The electrification of the region began in 1929 under the management of Sir Herbert Walker and, when it was completed, the Southern Railway was the world's largest electrified railway system.
Designed for long distance, semi-fast services, the Class 2-HAL was a development of the earlier Class 2-BIL, with some changes to the body construction. The wooden frame and canvas covered wooden roof was retained, whilst the cab was constructed of welded steel. The galvanised steel sheeting sides replaced wooden panels, with internal partitions being made of plywood. Powered by two 275hp traction motors via a third rail, the 129' 5" long two car unit had a top speed of 75mph and weighed 76 tons.

A total of 100, two car sets were built at the Southern Railway’s Eastleigh Works, using frames from the Lancing Works. The first batch of 76, numbered 2601 - 2676, were built in 1938 for service on the London to Maidstone and Gillingham routes in Kent. This was far more than was actually required for the Medway service and was the largest single batch of main line semi-fast stock ever built by the Southern Railway.
The finish was less luxurious than the 2-BIL, 2-NOL and 4-LAV Classes that preceded the 2-HAL, particularly in Third Class where seating was thinly padded, drably upholstered and with painted woodwork replacing the traditional polished mahogany. The 2-HAL had only one lavatory per two car set, as opposed to two on the 2-BIL. The passenger capacity was originally 32 in First Class, which was later reduced to 24, and 102 in Third Class.
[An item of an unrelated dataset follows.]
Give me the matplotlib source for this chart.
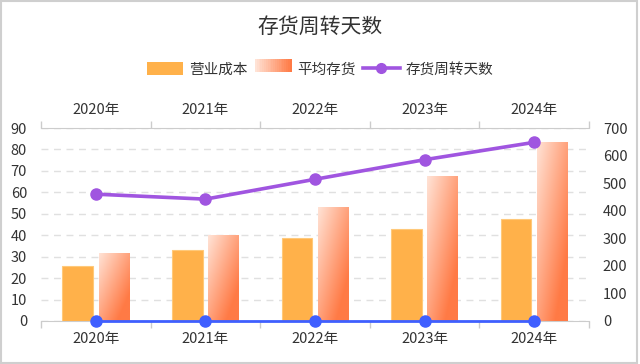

In 1939 a second batch, numbered 2677 - 2692, was built for service on the London Waterloo to Aldershot and Reading routes, the only improvement being more attractive upholstery in the Third Class coaches. Some of the 2-HALs allotted to Medway were subsequently moved to the Aldershot/Reading routes, being used for mass transportation of troops around Southern England at the start of World War 2 and following the evacuation at Dunkirk.
In 1948 a third batch, numbered 2693 - 2699, was built but these units had a completely different appearance, being all-steel construction and looking very much like the standard 4-SUB units being built at the same time. A final unit, No. 2700, was built in 1950 as an accident replacement.

The Class as a whole passed to the newly formed British Railways in 1948, being re-classified as TOPS Class 402 and remaining in service until the mid-1960s when they were replaced by the large new build of 2-HAP units. The last sets in passenger traffic were No. 2695, No. 2698 and No. 2699, which were withdrawn in July 1971.